GIVEN INSTRUCTION>
Check each line of the material. Copy those containing "document".

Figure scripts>

-----

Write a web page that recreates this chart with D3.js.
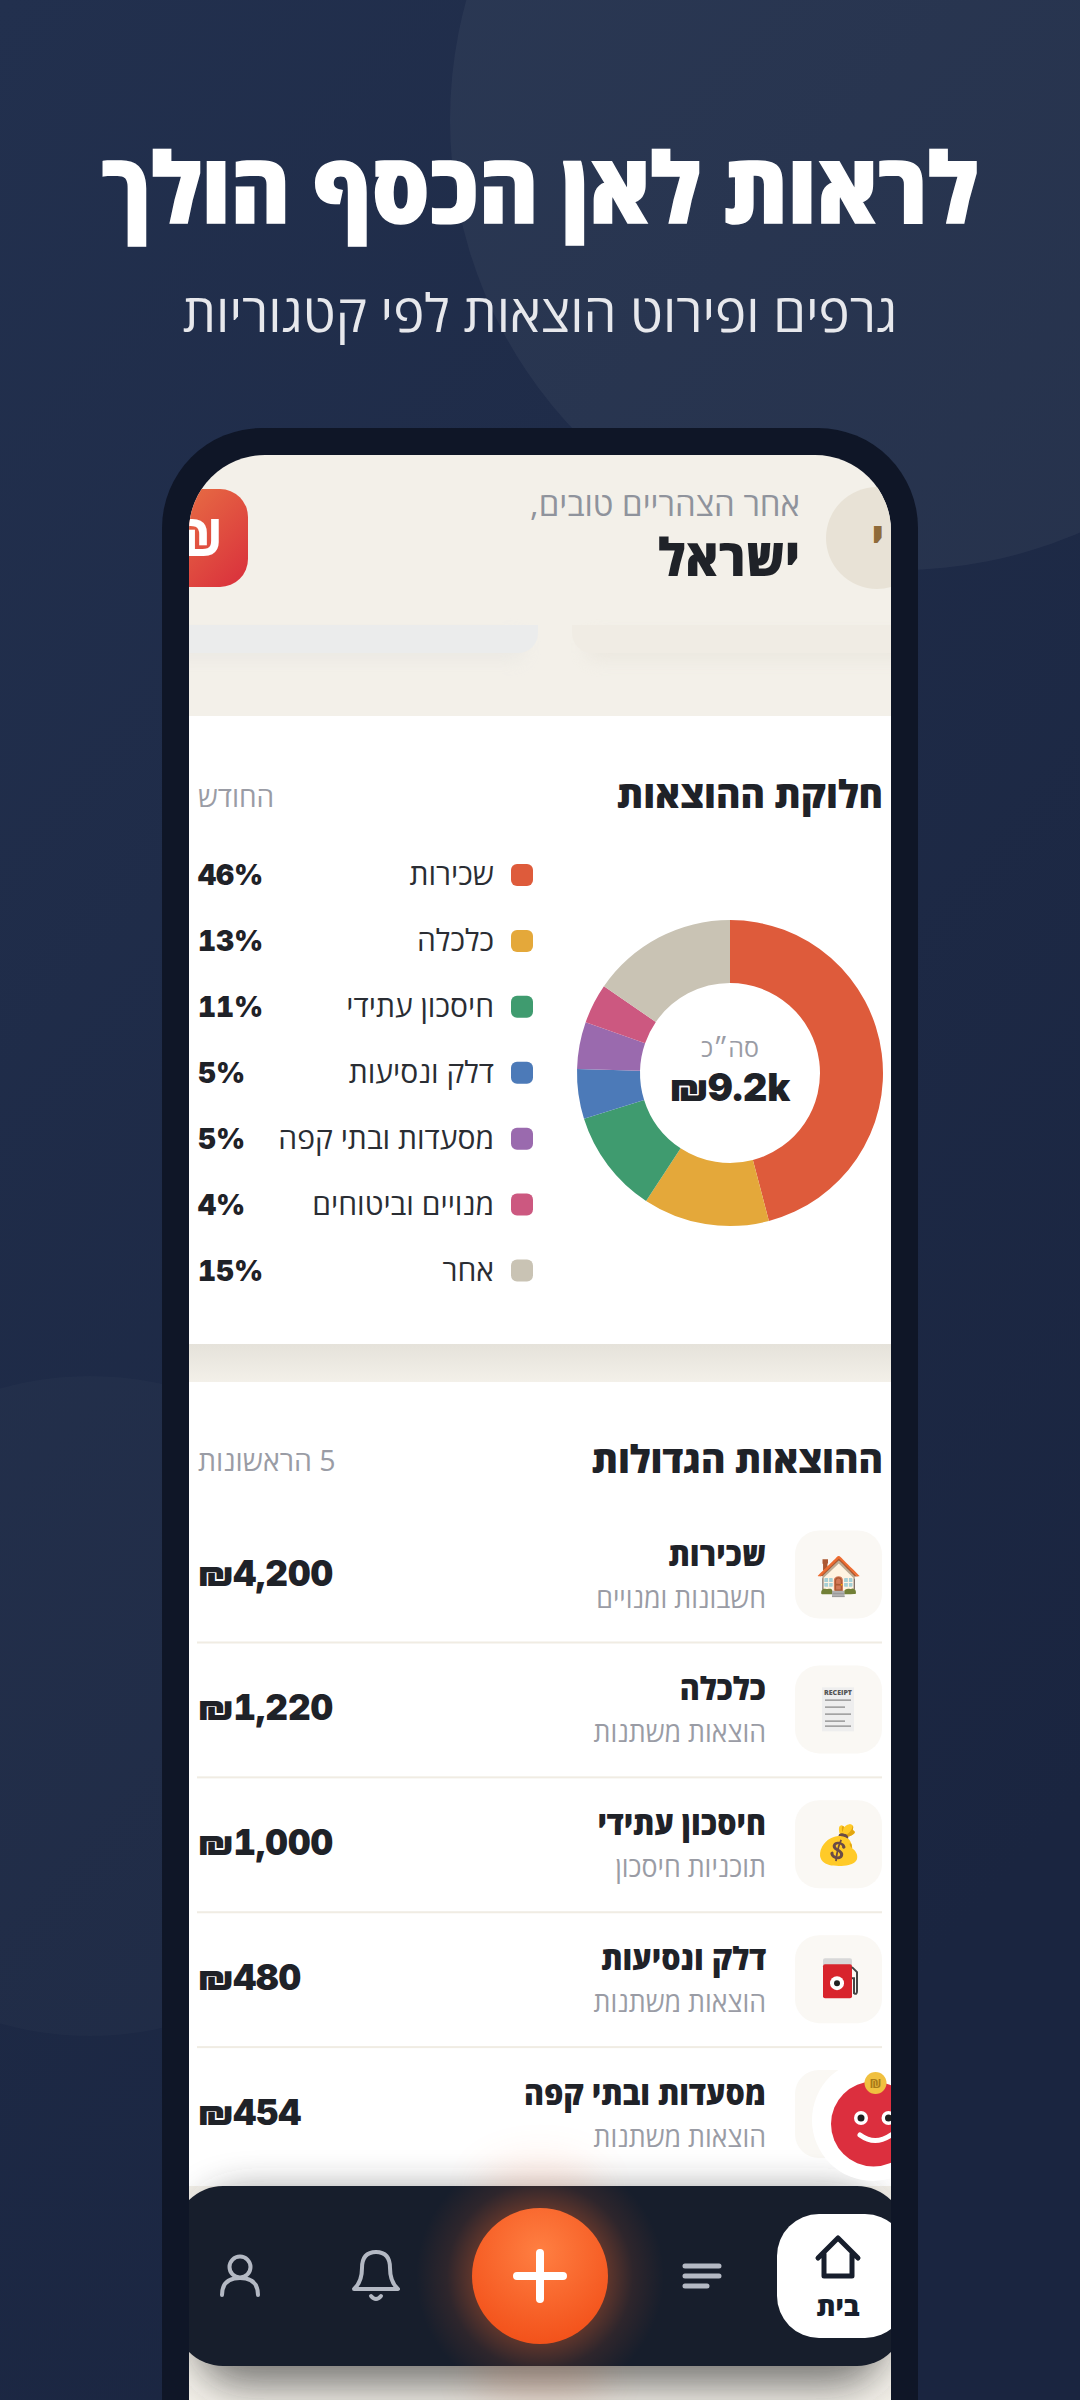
<!DOCTYPE html>
<html lang="he"><head><meta charset="utf-8">
<script src="https://cdn.jsdelivr.net/npm/d3@7/dist/d3.min.js"></script>
<style>html,body{margin:0;padding:0;background:#1c2743}svg{display:block}text{font-family:"Open Sans","Liberation Sans",sans-serif}.num{font-family:Inter,"Open Sans",sans-serif;font-weight:900;font-variant-numeric:tabular-nums}</style>
</head><body><div id="chart"></div>
<script>
const titleText="לראות לאן הכסף הולך";
const subtitleText="גרפים ופירוט הוצאות לפי קטגוריות";
const greetingText="אחר הצהריים טובים,";
const userName="ישראל";
const donutTitle="חלוקת ההוצאות";
const donutPeriod="החודש";
const centerLabel="סה״כ";
const centerValue="₪9.2k";
const categories=["שכירות","כלכלה","חיסכון עתידי","דלק ונסיעות","מסעדות ובתי קפה","מנויים וביטוחים","אחר"];
const values=[4200,1220,1000,480,454,385,1410];
const percentLabels=["46%","13%","11%","5%","5%","4%","15%"];
const colors=["#de5b3b","#e4a83a","#3f9b6f","#4c7ab8","#9a6aae","#cc5880","#c9c3b4"];
const listTitle="ההוצאות הגדולות";
const listNote="5 הראשונות";
const rowNames=["שכירות","כלכלה","חיסכון עתידי","דלק ונסיעות","מסעדות ובתי קפה"];
const rowSubs=["חשבונות ומנויים","הוצאות משתנות","תוכניות חיסכון","הוצאות משתנות","הוצאות משתנות"];
const rowAmounts=["₪4,200","₪1,220","₪1,000","₪480","₪454"];
const rowEmoji=["🏠","","💰","",""];
const navHome="בית";

const W=1080,H=2400;
const svg=d3.select("#chart").append("svg").attr("width",W).attr("height",H).attr("viewBox",`0 0 ${W} ${H}`);
const defs=svg.append("defs");
const lg=(id,x1,y1,x2,y2,stops)=>{const g=defs.append("linearGradient").attr("id",id).attr("x1",x1).attr("y1",y1).attr("x2",x2).attr("y2",y2);stops.forEach(s=>g.append("stop").attr("offset",s[0]).attr("stop-color",s[1]).attr("stop-opacity",s[2]===undefined?1:s[2]));};
lg("bg",0,0,0.5,1,[[0,"#22304e"],[1,"#1a2540"]]);
lg("icon",0,0,1,1,[[0,"#ea7a45"],[1,"#d92e3c"]]);
lg("gap",0,0,0,1,[[0,"#e5e2da"],[1,"#f3f0e9"]]);
const rg=defs.append("radialGradient").attr("id","fab").attr("cx",0.5).attr("cy",0.32).attr("r",0.72);
rg.append("stop").attr("offset",0).attr("stop-color","#ff7f42");rg.append("stop").attr("offset",1).attr("stop-color","#f24f18");
const glow=defs.append("radialGradient").attr("id","glow");
[[0.55,0.3],[0.75,0.1],[1,0]].forEach(s=>glow.append("stop").attr("offset",s[0]).attr("stop-color","#ff6a2c").attr("stop-opacity",s[1]));
const blur=(id,sd)=>defs.append("filter").attr("id",id).attr("x","-40%").attr("y","-80%").attr("width","180%").attr("height","260%").append("feGaussianBlur").attr("stdDeviation",sd);
blur("blur",9);blur("blurNav",20);
defs.append("clipPath").attr("id","screen").append("rect").attr("x",189).attr("y",455).attr("width",702).attr("height",2100).attr("rx",76);

svg.append("rect").attr("width",W).attr("height",H).attr("fill","url(#bg)");
svg.append("circle").attr("cx",900).attr("cy",120).attr("r",450).attr("fill","#ffffff").attr("opacity",0.045);
svg.append("circle").attr("cx",90).attr("cy",1706).attr("r",330).attr("fill","#ffffff").attr("opacity",0.018);

// right-aligned or centred Hebrew text, squeezed horizontally by sx about its anchor
const heb=(sel,x,y,t,size,weight,fill,anchor,sx)=>sel.append("text").attr("transform",`translate(${x},${y}) scale(${sx||1},1)`).attr("direction","rtl").attr("text-anchor",anchor||"start").attr("font-size",size).attr("font-weight",weight).attr("fill",fill).text(t);
heb(svg,540,223,titleText,97,800,"#ffffff","middle",0.935).attr("stroke","#ffffff").attr("stroke-width",1.5);
heb(svg,540,332,subtitleText,52.5,500,"#e7e8ec","middle");

svg.append("rect").attr("x",162).attr("y",428).attr("width",756).attr("height",2100).attr("rx",100).attr("fill","#0f1627");
const sc=svg.append("g").attr("clip-path","url(#screen)");
sc.append("rect").attr("x",189).attr("y",455).attr("width",702).attr("height",1945).attr("fill","#f3f0e9");

// header
sc.append("circle").attr("cx",877).attr("cy",538).attr("r",51).attr("fill","#e8e2d6");
heb(sc,884,552,"י",40,800,"#8f6b3a");
sc.append("rect").attr("x",150).attr("y",489).attr("width",98).attr("height",98).attr("rx",28).attr("fill","url(#icon)");
sc.append("text").attr("x",197).attr("y",556).attr("text-anchor","middle").attr("font-size",52).attr("font-weight",800).attr("fill","#fff").text("₪");
heb(sc,800,516,greetingText,33,400,"#8f939c");
heb(sc,800,576,userName,52,800,"#1f2228","start",0.95);
// clipped cards
sc.append("rect").attr("x",165).attr("y",636).attr("width",360).attr("height",24).attr("rx",12).attr("fill","#d8d8d8").attr("opacity",0.3).attr("filter","url(#blur)");
sc.append("rect").attr("x",585).attr("y",636).attr("width",330).attr("height",24).attr("rx",12).attr("fill","#e0dbd0").attr("opacity",0.4).attr("filter","url(#blur)");
sc.append("path").attr("d","M160 625H538V633a20 20 0 0 1-20 20H160Z").attr("fill","#ebecec");
sc.append("path").attr("d","M572 625H900V653H592a20 20 0 0 1-20-20Z").attr("fill","#f0ece4");

// donut card
sc.append("rect").attr("x",189).attr("y",716).attr("width",702).attr("height",628).attr("fill","#ffffff");
sc.append("rect").attr("x",189).attr("y",1344).attr("width",702).attr("height",38).attr("fill","url(#gap)");
heb(sc,883,808,donutTitle,38,800,"#1f2228","start",0.98);
heb(sc,198,807,donutPeriod,28,400,"#9a9ca5","end");

const pie=d3.pie().sort(null).value(d=>d)(values);
const arc=d3.arc().innerRadius(90).outerRadius(153);
const donut=sc.append("g").attr("transform","translate(730,1073)");
donut.selectAll("path").data(pie).join("path").attr("d",arc).attr("fill",(d,i)=>colors[i]);
donut.append("text").attr("y",-16).attr("text-anchor","middle").attr("font-size",25).attr("fill","#9a9ca5").attr("direction","rtl").text(centerLabel);
donut.append("text").attr("class","num").attr("y",28).attr("text-anchor","middle").attr("font-size",38).attr("fill","#1f2228").text(centerValue);

const yLegend=d3.scalePoint().domain(categories).range([875,1270.5]);
const legend=sc.selectAll("g.leg").data(categories).join("g").attr("class","leg").attr("transform",d=>`translate(0,${yLegend(d)})`);
legend.append("rect").attr("x",511).attr("y",-11).attr("width",22).attr("height",22).attr("rx",6).attr("fill",(d,i)=>colors[i]);
legend.append("text").attr("x",494).attr("y",10).attr("direction","rtl").attr("font-size",30).attr("fill","#2a2d33").text(d=>d);
legend.append("text").attr("class","num").attr("x",198).attr("y",10).attr("font-size",28).attr("fill","#1f2228").text((d,i)=>percentLabels[i]);

// list card
sc.append("rect").attr("x",189).attr("y",1382).attr("width",702).attr("height",804).attr("fill","#ffffff");
heb(sc,883,1473,listTitle,38,800,"#1f2228","start",0.98);
heb(sc,198,1471,listNote,28.5,400,"#9a9ca5","end");
const yRow=d3.scalePoint().domain(rowNames).range([1574.5,2114]);
const rows=sc.selectAll("g.row").data(rowNames).join("g").attr("class","row").attr("transform",d=>`translate(0,${yRow(d)})`);
rows.append("rect").attr("x",795).attr("y",-44).attr("width",87).attr("height",88).attr("rx",24).attr("fill","#faf8f4");
rows.append("text").attr("x",838).attr("y",14).attr("text-anchor","middle").attr("font-size",38).text((d,i)=>rowEmoji[i]);
rows.each(function(d,i){const g=d3.select(this);
  heb(g,766,-9,d,32,800,"#1f2228","start",0.95);
  heb(g,766,33,rowSubs[i],28,400,"#9a9ca5","start",0.955);
});
rows.append("text").attr("class","num").attr("x",198).attr("y",11).attr("font-size",35).attr("fill","#1f2228").text((d,i)=>rowAmounts[i]);
rows.filter((d,i)=>i<rowNames.length-1).append("rect").attr("x",197).attr("y",67).attr("width",685).attr("height",2).attr("fill","#f0ece3");

// receipt icon, row 2
const rc=sc.append("g").attr("transform",`translate(838,${yRow(rowNames[1])})`);
rc.append("rect").attr("x",-16).attr("y",-22).attr("width",32).attr("height",44).attr("fill","#eeeeee");
rc.append("text").attr("y",-14).attr("text-anchor","middle").attr("font-size",7).attr("font-weight",800).attr("fill","#555").text("RECEIPT");
[-10,-3,4,11,16].forEach((dy,i)=>{rc.append("rect").attr("x",-13).attr("y",dy).attr("width",i%2?20:26).attr("height",1.5).attr("fill","#999");});
// fuel pump icon, row 4
const fp=sc.append("g").attr("transform",`translate(838,${yRow(rowNames[3])})`);
fp.append("rect").attr("x",-15).attr("y",-21).attr("width",29).attr("height",9).attr("rx",2).attr("fill","#d8d8d8");
fp.append("rect").attr("x",-15).attr("y",-15).attr("width",29).attr("height",34).attr("rx",2).attr("fill","#d8242c");
fp.append("circle").attr("cx",-1).attr("cy",4).attr("r",7).attr("fill","#fff");
fp.append("circle").attr("cx",-1).attr("cy",4).attr("r",3).attr("fill","#222");
fp.append("path").attr("d","M14 -12L19 -7V12Q19 16 16 14V-1H14").attr("fill","none").attr("stroke","#444").attr("stroke-width",2);

// shadow of the nav bar and soft glows
sc.append("rect").attr("x",195).attr("y",2195).attr("width",690).attr("height",190).attr("rx",48).attr("fill","#2c2c2c").attr("opacity",0.62).attr("filter","url(#blurNav)");
sc.append("ellipse").attr("cx",540).attr("cy",2190).attr("rx",60).attr("ry",30).attr("fill","#ff7a45").attr("opacity",0.14).attr("filter","url(#blurNav)");
sc.append("ellipse").attr("cx",540).attr("cy",2376).attr("rx",70).attr("ry",26).attr("fill","#b5552c").attr("opacity",0.18).attr("filter","url(#blurNav)");

// mascot
sc.append("circle").attr("cx",873).attr("cy",2120).attr("r",61).attr("fill","#ffffff");
sc.append("circle").attr("cx",873.5).attr("cy",2124).attr("r",42.5).attr("fill","#dc2f3e");
sc.append("circle").attr("cx",875.5).attr("cy",2083).attr("r",11).attr("fill","#f0c040");
sc.append("text").attr("x",875.5).attr("y",2088).attr("text-anchor","middle").attr("font-size",13).attr("font-weight",700).attr("fill","#a87a18").text("₪");
[861,888.5].forEach(x=>{sc.append("circle").attr("cx",x).attr("cy",2118).attr("r",7).attr("fill","#fff");sc.append("circle").attr("cx",x).attr("cy",2118).attr("r",3.5).attr("fill","#1f1f1f");});
sc.append("path").attr("d","M860 2135Q875 2146 891 2135").attr("fill","none").attr("stroke","#fff").attr("stroke-width",5).attr("stroke-linecap","round");

// nav
sc.append("rect").attr("x",175).attr("y",2186).attr("width",730).attr("height",180).attr("rx",48).attr("fill","#171e2c");
defs.append("clipPath").attr("id","nav").append("rect").attr("x",175).attr("y",2186).attr("width",730).attr("height",180).attr("rx",48);
sc.append("g").attr("clip-path","url(#nav)").append("circle").attr("cx",540).attr("cy",2276).attr("r",124).attr("fill","url(#glow)");
sc.append("circle").attr("cx",540).attr("cy",2276).attr("r",68).attr("fill","url(#fab)");
sc.append("path").attr("d","M517 2276H563M540 2253V2299").attr("stroke","#fff").attr("stroke-width",8).attr("stroke-linecap","round");
sc.append("rect").attr("x",777).attr("y",2214).attr("width",130).attr("height",124).attr("rx",42).attr("fill","#fff");
sc.append("path").attr("d","M818 2258L838 2238L858 2258M824 2254V2276H852V2254").attr("fill","none").attr("stroke","#171e2c").attr("stroke-width",5).attr("stroke-linejoin","round").attr("stroke-linecap","round");
heb(sc,838,2316,navHome,27,800,"#171e2c","middle");
sc.append("path").attr("d","M685 2266H719M685 2276H719M685 2286H707").attr("stroke","#b4b9c4").attr("stroke-width",5).attr("stroke-linecap","round");
sc.append("path").attr("d","M354 2289Q362 2282 362 2268Q362 2252 376 2252Q390 2252 390 2268Q390 2282 398 2289Z").attr("fill","none").attr("stroke","#b4b9c4").attr("stroke-width",4).attr("stroke-linejoin","round");
sc.append("path").attr("d","M371 2296Q376 2302 381 2296").attr("fill","none").attr("stroke","#b4b9c4").attr("stroke-width",4).attr("stroke-linecap","round");
sc.append("circle").attr("cx",240).attr("cy",2267).attr("r",10.5).attr("fill","none").attr("stroke","#b4b9c4").attr("stroke-width",4);
sc.append("path").attr("d","M222 2295Q222 2278 240 2278Q258 2278 258 2295").attr("fill","none").attr("stroke","#b4b9c4").attr("stroke-width",4).attr("stroke-linecap","round");
</script></body></html>
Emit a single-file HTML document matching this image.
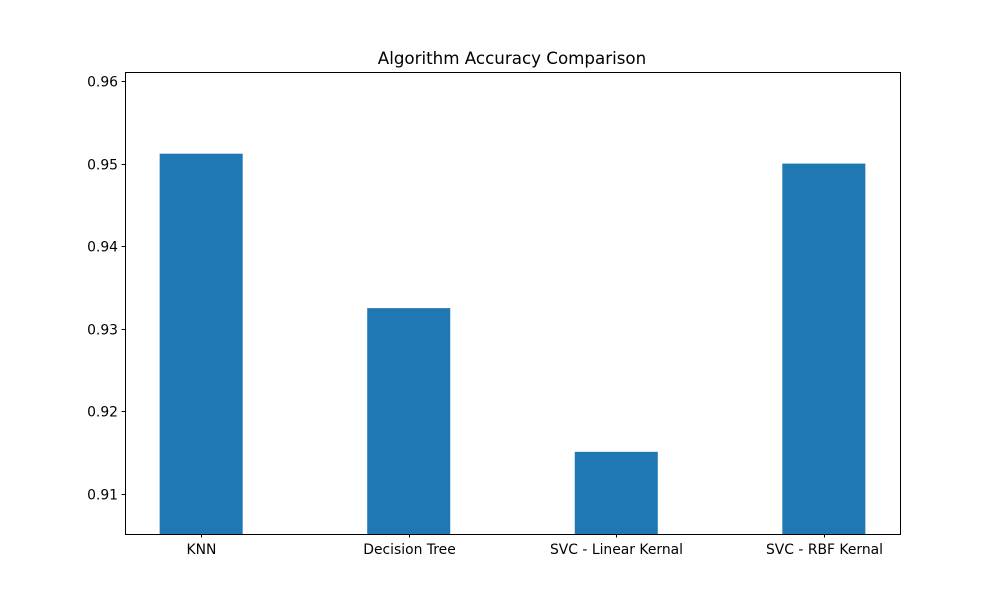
<!DOCTYPE html>
<html><head><meta charset="utf-8"><style>
html,body{margin:0;padding:0;background:#fff;}
svg text{font-family:"DejaVu Sans","Liberation Sans",sans-serif;}
</style></head><body>
<svg id="chart" width="1000" height="600" xmlns="http://www.w3.org/2000/svg">
<rect width="1000" height="600" fill="#fff"/>
<text x="512" y="64" text-anchor="middle" font-size="16.7" fill="#000">Algorithm Accuracy Comparison</text>
<g id="bars"></g>
<g id="yaxis"></g>
<g id="xaxis"></g>
<rect x="125.5" y="72.5" width="775" height="462" fill="none" stroke="#000" stroke-width="1"/>
</svg>
<script>
const categories = ["KNN", "Decision Tree", "SVC - Linear Kernal", "SVC - RBF Kernal"];
const accuracies = [0.9512, 0.9325, 0.9151, 0.9500];
const yTicks = [0.91, 0.92, 0.93, 0.94, 0.95, 0.96];
const yTickLabels = ["0.91", "0.92", "0.93", "0.94", "0.95", "0.96"];

const L=125, R=900, T=72, B=534;
const yMin=0.90515, yMax=0.96109, xMin=-0.367, xMax=3.367, barW=0.4;
const NS="http://www.w3.org/2000/svg";
function y(v){return B-(v-yMin)/(yMax-yMin)*(B-T);}
function x(i){return L+(i-xMin)/(xMax-xMin)*(R-L);}
function mk(tag,attrs,parent){const e=document.createElementNS(NS,tag);for(const k in attrs)e.setAttribute(k,attrs[k]);parent.appendChild(e);return e;}
const gb=document.getElementById('bars'), gy=document.getElementById('yaxis'), gx=document.getElementById('xaxis');
accuracies.forEach((v,i)=>{
  const x0=x(i-barW/2), x1=x(i+barW/2), top=Math.max(y(v),T);
  const r=mk('rect',{x:x0,y:top,width:x1-x0,height:B-top,fill:'#1f77b4'},gb);
  
  
});
yTicks.forEach((t,i)=>{
  const yy=Math.round(y(t))+0.5;
  const l=mk('line',{x1:L-3.5,x2:L,y1:yy,y2:yy,stroke:'#000'},gy);
  
  
  const tx=mk('text',{x:L-7,y:yy+5,'text-anchor':'end','font-size':'13.9',fill:'#000'},gy);
  tx.textContent=yTickLabels[i];
  
  
});
categories.forEach((c,i)=>{
  const xx=Math.round(x(i))+0.5;
  const l=mk('line',{x1:xx,x2:xx,y1:B,y2:B+3.5,stroke:'#000'},gx);
  
  
  const tx=mk('text',{x:xx,y:B+20,'text-anchor':'middle','font-size':'13.9',fill:'#000'},gx);
  tx.textContent=c;
  
  
});
</script>
</body></html>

-----

REPLY>
Emit a single-file HTML document matching this image.
function mk(tag,attrs,parent){const e=document.createElementNS(NS,tag);for(const k in attrs)e.setAttribute(k,attrs[k]);parent.appendChild(e);return e;}
const gb=document.getElementById('bars'), gy=document.getElementById('yaxis'), gx=document.getElementById('xaxis');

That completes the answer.